▸ **WRITTEN REQUEST**
Leave out the pictures and repeat every record exactly.

Records with drawing code:

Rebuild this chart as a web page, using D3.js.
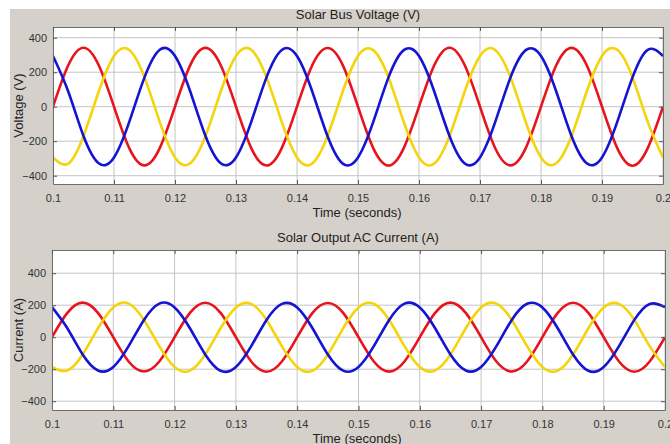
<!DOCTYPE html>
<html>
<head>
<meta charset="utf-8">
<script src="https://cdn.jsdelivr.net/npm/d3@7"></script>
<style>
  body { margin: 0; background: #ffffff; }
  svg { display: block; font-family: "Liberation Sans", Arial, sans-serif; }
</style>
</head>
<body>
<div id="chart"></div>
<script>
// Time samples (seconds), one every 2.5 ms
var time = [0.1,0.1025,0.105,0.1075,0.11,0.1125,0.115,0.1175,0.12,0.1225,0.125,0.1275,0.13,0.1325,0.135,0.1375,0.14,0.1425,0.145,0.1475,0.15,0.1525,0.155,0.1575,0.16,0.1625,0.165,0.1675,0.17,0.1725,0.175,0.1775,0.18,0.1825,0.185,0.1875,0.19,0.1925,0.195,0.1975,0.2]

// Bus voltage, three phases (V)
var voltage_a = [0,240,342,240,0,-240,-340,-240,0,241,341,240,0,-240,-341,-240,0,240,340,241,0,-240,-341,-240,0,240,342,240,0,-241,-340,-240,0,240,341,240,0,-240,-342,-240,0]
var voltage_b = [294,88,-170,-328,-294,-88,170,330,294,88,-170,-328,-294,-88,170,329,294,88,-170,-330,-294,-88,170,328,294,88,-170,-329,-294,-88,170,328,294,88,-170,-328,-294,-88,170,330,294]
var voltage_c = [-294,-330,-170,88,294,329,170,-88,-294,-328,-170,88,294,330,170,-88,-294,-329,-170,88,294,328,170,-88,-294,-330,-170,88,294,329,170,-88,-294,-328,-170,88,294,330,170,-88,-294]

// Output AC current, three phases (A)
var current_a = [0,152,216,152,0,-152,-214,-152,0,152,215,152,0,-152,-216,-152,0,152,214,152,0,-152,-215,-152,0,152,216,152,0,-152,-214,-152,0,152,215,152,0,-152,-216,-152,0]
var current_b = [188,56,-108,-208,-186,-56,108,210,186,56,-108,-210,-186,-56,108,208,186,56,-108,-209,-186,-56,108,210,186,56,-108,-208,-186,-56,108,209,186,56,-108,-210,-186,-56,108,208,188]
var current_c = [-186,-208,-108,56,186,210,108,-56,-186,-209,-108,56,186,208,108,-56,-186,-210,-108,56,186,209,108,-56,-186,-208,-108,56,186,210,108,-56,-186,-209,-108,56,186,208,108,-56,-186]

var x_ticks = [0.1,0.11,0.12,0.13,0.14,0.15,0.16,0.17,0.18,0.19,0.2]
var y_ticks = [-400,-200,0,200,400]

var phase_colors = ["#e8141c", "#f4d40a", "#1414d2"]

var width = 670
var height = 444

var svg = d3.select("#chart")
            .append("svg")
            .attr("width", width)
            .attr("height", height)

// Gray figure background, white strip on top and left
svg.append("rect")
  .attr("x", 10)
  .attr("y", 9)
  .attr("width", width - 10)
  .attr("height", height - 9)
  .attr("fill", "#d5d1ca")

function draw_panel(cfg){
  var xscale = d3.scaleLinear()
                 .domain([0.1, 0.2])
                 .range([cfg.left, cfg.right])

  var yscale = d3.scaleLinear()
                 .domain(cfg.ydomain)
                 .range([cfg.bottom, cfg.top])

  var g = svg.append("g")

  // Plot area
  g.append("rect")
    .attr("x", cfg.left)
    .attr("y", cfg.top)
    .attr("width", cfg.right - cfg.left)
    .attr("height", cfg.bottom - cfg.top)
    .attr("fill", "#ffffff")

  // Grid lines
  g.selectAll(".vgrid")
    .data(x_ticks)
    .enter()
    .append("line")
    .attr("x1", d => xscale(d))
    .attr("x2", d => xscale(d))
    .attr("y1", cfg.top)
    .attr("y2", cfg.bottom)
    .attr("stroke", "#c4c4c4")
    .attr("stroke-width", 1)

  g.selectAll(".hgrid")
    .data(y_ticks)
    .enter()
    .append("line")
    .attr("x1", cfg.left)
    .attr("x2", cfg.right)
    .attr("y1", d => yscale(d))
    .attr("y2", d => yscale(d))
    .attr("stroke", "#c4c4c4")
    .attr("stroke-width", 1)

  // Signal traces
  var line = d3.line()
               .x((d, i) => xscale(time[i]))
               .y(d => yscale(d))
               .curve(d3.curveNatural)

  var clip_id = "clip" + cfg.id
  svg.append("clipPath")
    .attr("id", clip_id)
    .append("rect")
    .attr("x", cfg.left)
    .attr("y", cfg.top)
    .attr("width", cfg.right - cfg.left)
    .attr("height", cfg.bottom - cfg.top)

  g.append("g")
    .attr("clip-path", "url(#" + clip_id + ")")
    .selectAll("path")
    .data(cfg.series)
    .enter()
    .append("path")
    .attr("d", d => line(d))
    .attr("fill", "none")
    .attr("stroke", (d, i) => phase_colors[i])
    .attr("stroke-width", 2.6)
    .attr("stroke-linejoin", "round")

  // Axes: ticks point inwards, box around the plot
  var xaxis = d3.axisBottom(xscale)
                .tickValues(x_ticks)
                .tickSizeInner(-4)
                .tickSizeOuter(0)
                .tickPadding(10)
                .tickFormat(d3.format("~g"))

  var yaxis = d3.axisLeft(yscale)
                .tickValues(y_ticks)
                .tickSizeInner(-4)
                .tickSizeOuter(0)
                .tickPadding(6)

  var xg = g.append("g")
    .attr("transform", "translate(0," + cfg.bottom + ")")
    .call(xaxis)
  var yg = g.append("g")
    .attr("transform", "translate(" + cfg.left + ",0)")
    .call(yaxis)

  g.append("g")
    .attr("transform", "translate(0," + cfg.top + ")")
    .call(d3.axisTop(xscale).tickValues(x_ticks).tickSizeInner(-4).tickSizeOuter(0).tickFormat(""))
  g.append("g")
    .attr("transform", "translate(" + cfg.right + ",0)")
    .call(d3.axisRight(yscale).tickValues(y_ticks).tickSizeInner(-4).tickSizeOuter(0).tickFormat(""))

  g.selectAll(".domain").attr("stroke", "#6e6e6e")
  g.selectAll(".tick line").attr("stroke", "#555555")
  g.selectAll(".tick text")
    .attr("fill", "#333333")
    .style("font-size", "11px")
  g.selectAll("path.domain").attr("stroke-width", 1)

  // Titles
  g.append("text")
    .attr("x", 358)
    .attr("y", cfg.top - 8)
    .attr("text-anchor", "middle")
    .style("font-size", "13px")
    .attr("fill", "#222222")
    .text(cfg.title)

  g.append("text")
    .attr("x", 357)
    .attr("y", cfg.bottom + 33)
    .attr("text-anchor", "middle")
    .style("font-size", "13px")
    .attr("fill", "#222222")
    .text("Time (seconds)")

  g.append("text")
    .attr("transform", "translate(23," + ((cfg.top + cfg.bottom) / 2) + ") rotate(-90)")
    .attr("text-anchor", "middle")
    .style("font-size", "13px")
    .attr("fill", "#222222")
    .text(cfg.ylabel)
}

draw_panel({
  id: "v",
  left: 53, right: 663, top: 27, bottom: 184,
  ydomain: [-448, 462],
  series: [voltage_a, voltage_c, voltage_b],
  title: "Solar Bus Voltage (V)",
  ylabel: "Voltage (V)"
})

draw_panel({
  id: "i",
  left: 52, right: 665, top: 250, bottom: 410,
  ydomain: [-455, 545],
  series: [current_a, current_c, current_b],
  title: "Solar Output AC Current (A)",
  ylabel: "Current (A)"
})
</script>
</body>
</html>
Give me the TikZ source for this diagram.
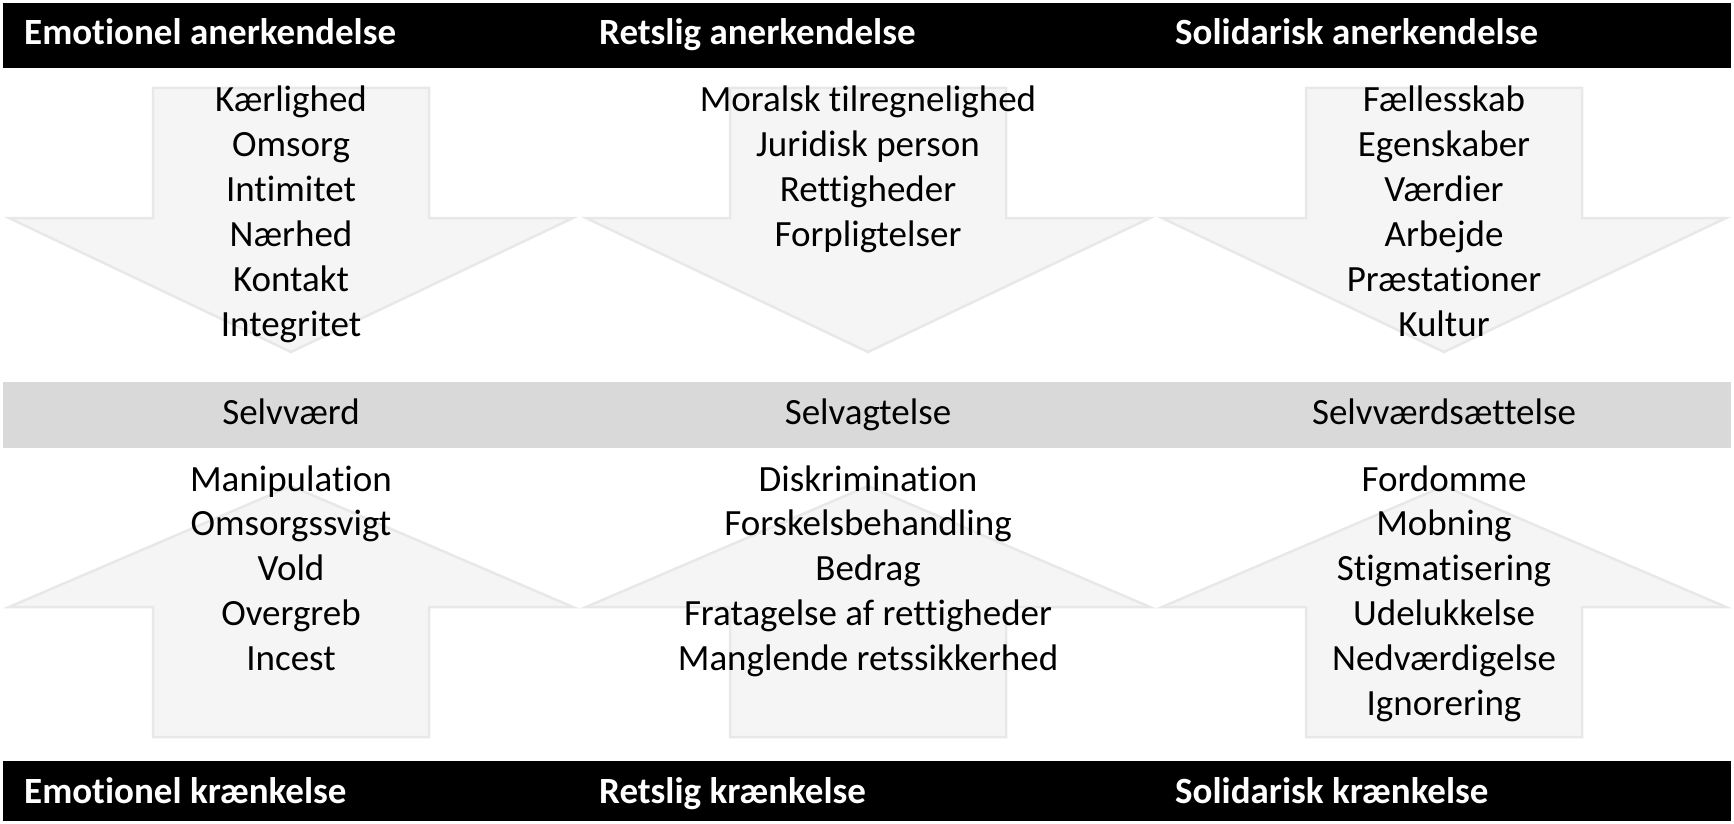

▸ **SOLVED PROBLEM**
Rebuild this chart as a web page, using D3.js.
<!DOCTYPE html>
<html>
<head>
<meta charset="utf-8">
<script src="https://cdn.jsdelivr.net/npm/d3@7"></script>
<style>
  body { margin: 0; background: #ffffff; }
  svg { display: block; font-family: "Liberation Sans", Arial, sans-serif; }
</style>
</head>
<body>
<div id="chart"></div>
<script>
// Time samples (seconds), one every 2.5 ms
var time = [0.1,0.1025,0.105,0.1075,0.11,0.1125,0.115,0.1175,0.12,0.1225,0.125,0.1275,0.13,0.1325,0.135,0.1375,0.14,0.1425,0.145,0.1475,0.15,0.1525,0.155,0.1575,0.16,0.1625,0.165,0.1675,0.17,0.1725,0.175,0.1775,0.18,0.1825,0.185,0.1875,0.19,0.1925,0.195,0.1975,0.2]

// Bus voltage, three phases (V)
var voltage_a = [0,240,342,240,0,-240,-340,-240,0,241,341,240,0,-240,-341,-240,0,240,340,241,0,-240,-341,-240,0,240,342,240,0,-241,-340,-240,0,240,341,240,0,-240,-342,-240,0]
var voltage_b = [294,88,-170,-328,-294,-88,170,330,294,88,-170,-328,-294,-88,170,329,294,88,-170,-330,-294,-88,170,328,294,88,-170,-329,-294,-88,170,328,294,88,-170,-328,-294,-88,170,330,294]
var voltage_c = [-294,-330,-170,88,294,329,170,-88,-294,-328,-170,88,294,330,170,-88,-294,-329,-170,88,294,328,170,-88,-294,-330,-170,88,294,329,170,-88,-294,-328,-170,88,294,330,170,-88,-294]

// Output AC current, three phases (A)
var current_a = [0,152,216,152,0,-152,-214,-152,0,152,215,152,0,-152,-216,-152,0,152,214,152,0,-152,-215,-152,0,152,216,152,0,-152,-214,-152,0,152,215,152,0,-152,-216,-152,0]
var current_b = [188,56,-108,-208,-186,-56,108,210,186,56,-108,-210,-186,-56,108,208,186,56,-108,-209,-186,-56,108,210,186,56,-108,-208,-186,-56,108,209,186,56,-108,-210,-186,-56,108,208,188]
var current_c = [-186,-208,-108,56,186,210,108,-56,-186,-209,-108,56,186,208,108,-56,-186,-210,-108,56,186,209,108,-56,-186,-208,-108,56,186,210,108,-56,-186,-209,-108,56,186,208,108,-56,-186]

var x_ticks = [0.1,0.11,0.12,0.13,0.14,0.15,0.16,0.17,0.18,0.19,0.2]
var y_ticks = [-400,-200,0,200,400]

var phase_colors = ["#e8141c", "#f4d40a", "#1414d2"]

var width = 670
var height = 444

var svg = d3.select("#chart")
            .append("svg")
            .attr("width", width)
            .attr("height", height)

// Gray figure background, white strip on top and left
svg.append("rect")
  .attr("x", 10)
  .attr("y", 9)
  .attr("width", width - 10)
  .attr("height", height - 9)
  .attr("fill", "#d5d1ca")

function draw_panel(cfg){
  var xscale = d3.scaleLinear()
                 .domain([0.1, 0.2])
                 .range([cfg.left, cfg.right])

  var yscale = d3.scaleLinear()
                 .domain(cfg.ydomain)
                 .range([cfg.bottom, cfg.top])

  var g = svg.append("g")

  // Plot area
  g.append("rect")
    .attr("x", cfg.left)
    .attr("y", cfg.top)
    .attr("width", cfg.right - cfg.left)
    .attr("height", cfg.bottom - cfg.top)
    .attr("fill", "#ffffff")

  // Grid lines
  g.selectAll(".vgrid")
    .data(x_ticks)
    .enter()
    .append("line")
    .attr("x1", d => xscale(d))
    .attr("x2", d => xscale(d))
    .attr("y1", cfg.top)
    .attr("y2", cfg.bottom)
    .attr("stroke", "#c4c4c4")
    .attr("stroke-width", 1)

  g.selectAll(".hgrid")
    .data(y_ticks)
    .enter()
    .append("line")
    .attr("x1", cfg.left)
    .attr("x2", cfg.right)
    .attr("y1", d => yscale(d))
    .attr("y2", d => yscale(d))
    .attr("stroke", "#c4c4c4")
    .attr("stroke-width", 1)

  // Signal traces
  var line = d3.line()
               .x((d, i) => xscale(time[i]))
               .y(d => yscale(d))
               .curve(d3.curveNatural)

  var clip_id = "clip" + cfg.id
  svg.append("clipPath")
    .attr("id", clip_id)
    .append("rect")
    .attr("x", cfg.left)
    .attr("y", cfg.top)
    .attr("width", cfg.right - cfg.left)
    .attr("height", cfg.bottom - cfg.top)

  g.append("g")
    .attr("clip-path", "url(#" + clip_id + ")")
    .selectAll("path")
    .data(cfg.series)
    .enter()
    .append("path")
    .attr("d", d => line(d))
    .attr("fill", "none")
    .attr("stroke", (d, i) => phase_colors[i])
    .attr("stroke-width", 2.6)
    .attr("stroke-linejoin", "round")

  // Axes: ticks point inwards, box around the plot
  var xaxis = d3.axisBottom(xscale)
                .tickValues(x_ticks)
                .tickSizeInner(-4)
                .tickSizeOuter(0)
                .tickPadding(10)
                .tickFormat(d3.format("~g"))

  var yaxis = d3.axisLeft(yscale)
                .tickValues(y_ticks)
                .tickSizeInner(-4)
                .tickSizeOuter(0)
                .tickPadding(6)

  var xg = g.append("g")
    .attr("transform", "translate(0," + cfg.bottom + ")")
    .call(xaxis)
  var yg = g.append("g")
    .attr("transform", "translate(" + cfg.left + ",0)")
    .call(yaxis)

  g.append("g")
    .attr("transform", "translate(0," + cfg.top + ")")
    .call(d3.axisTop(xscale).tickValues(x_ticks).tickSizeInner(-4).tickSizeOuter(0).tickFormat(""))
  g.append("g")
    .attr("transform", "translate(" + cfg.right + ",0)")
    .call(d3.axisRight(yscale).tickValues(y_ticks).tickSizeInner(-4).tickSizeOuter(0).tickFormat(""))

  g.selectAll(".domain").attr("stroke", "#6e6e6e")
  g.selectAll(".tick line").attr("stroke", "#555555")
  g.selectAll(".tick text")
    .attr("fill", "#333333")
    .style("font-size", "11px")
  g.selectAll("path.domain").attr("stroke-width", 1)

  // Titles
  g.append("text")
    .attr("x", 358)
    .attr("y", cfg.top - 8)
    .attr("text-anchor", "middle")
    .style("font-size", "13px")
    .attr("fill", "#222222")
    .text(cfg.title)

  g.append("text")
    .attr("x", 357)
    .attr("y", cfg.bottom + 33)
    .attr("text-anchor", "middle")
    .style("font-size", "13px")
    .attr("fill", "#222222")
    .text("Time (seconds)")

  g.append("text")
    .attr("transform", "translate(23," + ((cfg.top + cfg.bottom) / 2) + ") rotate(-90)")
    .attr("text-anchor", "middle")
    .style("font-size", "13px")
    .attr("fill", "#222222")
    .text(cfg.ylabel)
}

draw_panel({
  id: "v",
  left: 53, right: 663, top: 27, bottom: 184,
  ydomain: [-448, 462],
  series: [voltage_a, voltage_c, voltage_b],
  title: "Solar Bus Voltage (V)",
  ylabel: "Voltage (V)"
})

draw_panel({
  id: "i",
  left: 52, right: 665, top: 250, bottom: 410,
  ydomain: [-455, 545],
  series: [current_a, current_c, current_b],
  title: "Solar Output AC Current (A)",
  ylabel: "Current (A)"
})
</script>
</body>
</html>
Give me the TikZ source for this diagram.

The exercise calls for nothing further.